[BEGIN MATERIAL]
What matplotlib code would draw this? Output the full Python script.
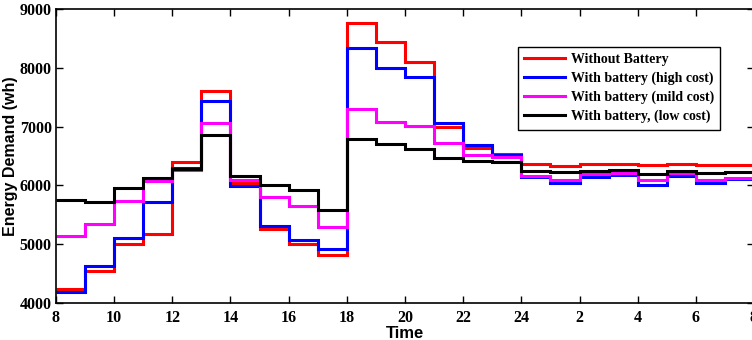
import matplotlib
matplotlib.use("Agg")
import matplotlib.pyplot as plt

# hour edges of each interval (8 am to 8 am next day)
hour_edges = list(range(8, 33))
tick_pos = list(range(8, 33, 2))
tick_labels = ["8", "10", "12", "14", "16", "18", "20", "22", "24", "2", "4", "6", "8"]

without_battery = [4240, 4545, 5000, 5170, 6390, 7610, 6045, 5255, 5000, 4810,
                   8765, 8440, 8105, 7000, 6630, 6530, 6360, 6335, 6360, 6370,
                   6340, 6365, 6340, 6350]
high_cost = [4195, 4635, 5100, 5710, 6290, 7435, 5995, 5305, 5065, 4925,
             8330, 8000, 7840, 7060, 6680, 6510, 6145, 6045, 6145, 6170,
             6000, 6155, 6035, 6105]
mild_cost = [5140, 5350, 5730, 6070, 6260, 7065, 6090, 5795, 5655, 5295,
             7300, 7075, 7010, 6715, 6510, 6490, 6160, 6090, 6200, 6215,
             6090, 6210, 6090, 6125]
low_cost = [5745, 5725, 5955, 6125, 6280, 6855, 6165, 6005, 5920, 5575,
            6790, 6705, 6615, 6470, 6415, 6390, 6245, 6220, 6250, 6255,
            6200, 6245, 6215, 6230]

series = [
    ("Without Battery", without_battery, "#ff0000"),
    ("With battery (high cost)", high_cost, "#0000ff"),
    ("With battery (mild cost)", mild_cost, "#ff00ff"),
    ("With battery, (low cost)", low_cost, "#000000"),
]

fig = plt.figure(figsize=(7.52, 3.4), dpi=100)
ax = fig.add_axes([56 / 752, 1 - 303 / 340, 698 / 752, 294 / 340])

for label, vals, color in series:
    ax.stairs(vals, hour_edges, baseline=None, color=color, linewidth=2.2, label=label)

ax.set_xlim(8, 32)
ax.set_ylim(4000, 9000)
ax.set_xticks(tick_pos)
ax.set_xticklabels(tick_labels)
ax.set_yticks(range(4000, 9001, 1000))

for lbl in ax.get_xticklabels() + ax.get_yticklabels():
    lbl.set_fontfamily("Liberation Serif")
    lbl.set_fontweight("bold")
    lbl.set_fontsize(11.5)

ax.tick_params(direction="in", top=True, right=True, length=5, width=1)
ax.tick_params(axis="x", pad=5)
ax.tick_params(axis="y", pad=3)
for sp in ax.spines.values():
    sp.set_linewidth(1.2)

ax.set_xlabel("Time", family="Liberation Sans", weight="bold", fontsize=12, labelpad=0)
ax.set_ylabel("Energy Demand (wh)", family="Liberation Sans", weight="bold", fontsize=11.5, labelpad=1)

leg = ax.legend(loc="upper left", bbox_to_anchor=(462 / 698, 1 - 38 / 294),
                prop={"family": "Liberation Serif", "weight": "bold", "size": 10},
                frameon=True, fancybox=False, edgecolor="black", framealpha=1,
                handlelength=2.9, borderpad=0.45, labelspacing=0.4, handletextpad=0.45,
                borderaxespad=0)
leg.get_frame().set_linewidth(1.0)

fig.savefig("out.png", dpi=100)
[END MATERIAL]
*WORK TO BE COMPLETED*
Repeat the data exactly, without the pictures.

*RESULT BELOW*
What matplotlib code would draw this? Output the full Python script.
import matplotlib
matplotlib.use("Agg")
import matplotlib.pyplot as plt

# hour edges of each interval (8 am to 8 am next day)
hour_edges = list(range(8, 33))
tick_pos = list(range(8, 33, 2))
tick_labels = ["8", "10", "12", "14", "16", "18", "20", "22", "24", "2", "4", "6", "8"]

without_battery = [4240, 4545, 5000, 5170, 6390, 7610, 6045, 5255, 5000, 4810,
                   8765, 8440, 8105, 7000, 6630, 6530, 6360, 6335, 6360, 6370,
                   6340, 6365, 6340, 6350]
high_cost = [4195, 4635, 5100, 5710, 6290, 7435, 5995, 5305, 5065, 4925,
             8330, 8000, 7840, 7060, 6680, 6510, 6145, 6045, 6145, 6170,
             6000, 6155, 6035, 6105]
mild_cost = [5140, 5350, 5730, 6070, 6260, 7065, 6090, 5795, 5655, 5295,
             7300, 7075, 7010, 6715, 6510, 6490, 6160, 6090, 6200, 6215,
             6090, 6210, 6090, 6125]
low_cost = [5745, 5725, 5955, 6125, 6280, 6855, 6165, 6005, 5920, 5575,
            6790, 6705, 6615, 6470, 6415, 6390, 6245, 6220, 6250, 6255,
            6200, 6245, 6215, 6230]

series = [
    ("Without Battery", without_battery, "#ff0000"),
    ("With battery (high cost)", high_cost, "#0000ff"),
    ("With battery (mild cost)", mild_cost, "#ff00ff"),
    ("With battery, (low cost)", low_cost, "#000000"),
]

fig = plt.figure(figsize=(7.52, 3.4), dpi=100)
ax = fig.add_axes([56 / 752, 1 - 303 / 340, 698 / 752, 294 / 340])

for label, vals, color in series:
    ax.stairs(vals, hour_edges, baseline=None, color=color, linewidth=2.2, label=label)

ax.set_xlim(8, 32)
ax.set_ylim(4000, 9000)
ax.set_xticks(tick_pos)
ax.set_xticklabels(tick_labels)
ax.set_yticks(range(4000, 9001, 1000))

for lbl in ax.get_xticklabels() + ax.get_yticklabels():
    lbl.set_fontfamily("Liberation Serif")
    lbl.set_fontweight("bold")
    lbl.set_fontsize(11.5)

ax.tick_params(direction="in", top=True, right=True, length=5, width=1)
ax.tick_params(axis="x", pad=5)
ax.tick_params(axis="y", pad=3)
for sp in ax.spines.values():
    sp.set_linewidth(1.2)

ax.set_xlabel("Time", family="Liberation Sans", weight="bold", fontsize=12, labelpad=0)
ax.set_ylabel("Energy Demand (wh)", family="Liberation Sans", weight="bold", fontsize=11.5, labelpad=1)

leg = ax.legend(loc="upper left", bbox_to_anchor=(462 / 698, 1 - 38 / 294),
                prop={"family": "Liberation Serif", "weight": "bold", "size": 10},
                frameon=True, fancybox=False, edgecolor="black", framealpha=1,
                handlelength=2.9, borderpad=0.45, labelspacing=0.4, handletextpad=0.45,
                borderaxespad=0)
leg.get_frame().set_linewidth(1.0)

fig.savefig("out.png", dpi=100)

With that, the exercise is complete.